Back to sailing - the sailors I've met with kids typically spend a huge amount of time educating them on the right way to do things and then letting them take supervised, incremental risks. And on a boat, the rules and best practices aren't trivial or hyper-restrictive organizational CYA rules but rather exist for safety reasons that are usually pretty apparent or easily explainable. And it's amazing how quickly boat kids rise to that level of seriousness and responsibility.

So those commenters who think those Kaufman kids would be better in a foster home?  Wow - that just blows my mind.

Ken said...

Great post Greg.

bob said...

Hey Greg...good post...thought your fellow Mason 43 sailors on MOMO also have an interesting perspective after 12 years aboard http://svmomo.blogspot.com/ .

Keep living the good life on your own terms.

Best,

Bob

Mark and Cindy - s/v Cream Puff said...

Well said!

I too have followed the blog for a couple of years and do not hold it against anyone who wishes to follow their dreams. I will never condemn anyone for a chosen lifestyle. Unfortunately the life style we, and others, have chosen comes into question when something of this magnitude happens. The decision to sail RTW with young children aboard has now become a fiercely debated topic. Now doubt this will continue for some time.

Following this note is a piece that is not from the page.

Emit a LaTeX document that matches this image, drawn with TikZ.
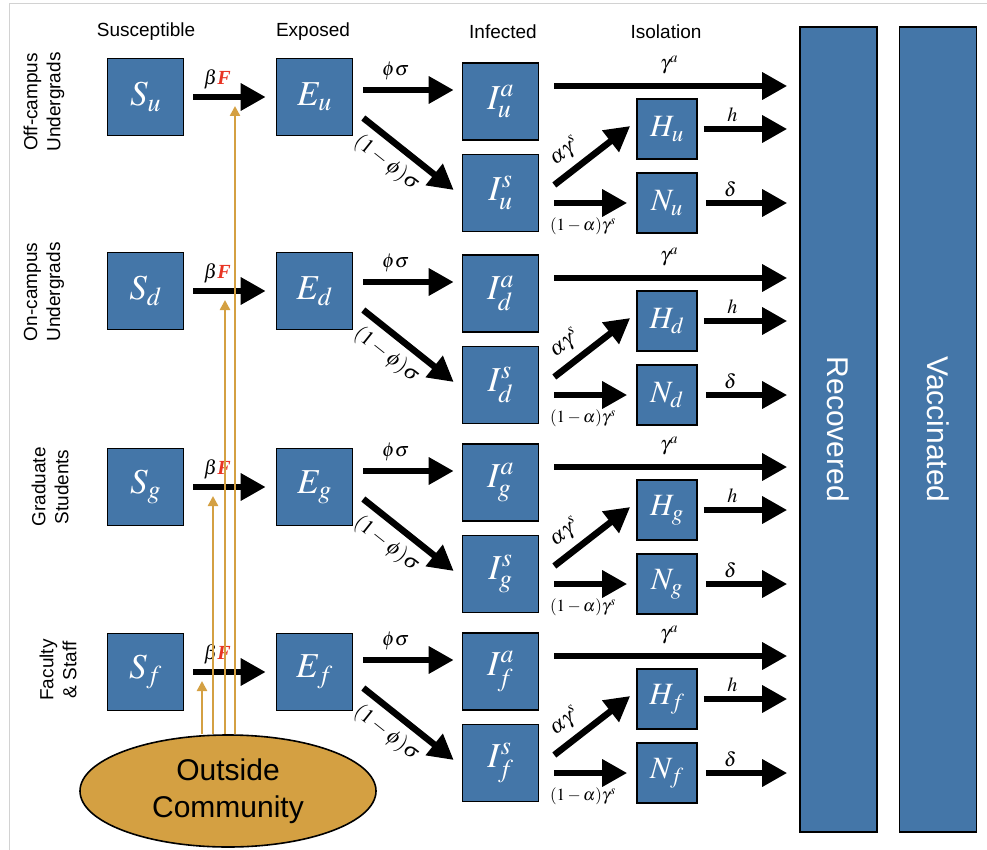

I wish to express my deepest gratitude to all the members of the rescue teams. It makes me proud to be an American tax payer when I witness men jumping out of a plane into the ocean to go, without question or regard of their own safety, to the aid of a young child.

As fellow sailors we are all obligated to help a vessel in distress. I would never question having to go to the aid of another vessel. I am certain Eric and Charlotte would have sailed miles to assist another sailor. Unfortunately, it was them needing the support. I am gratified they had the necessary equipment aboard to communicate their dire needs.

When an event like this happens and everybody comes out unscathed, all the people involved did everything right.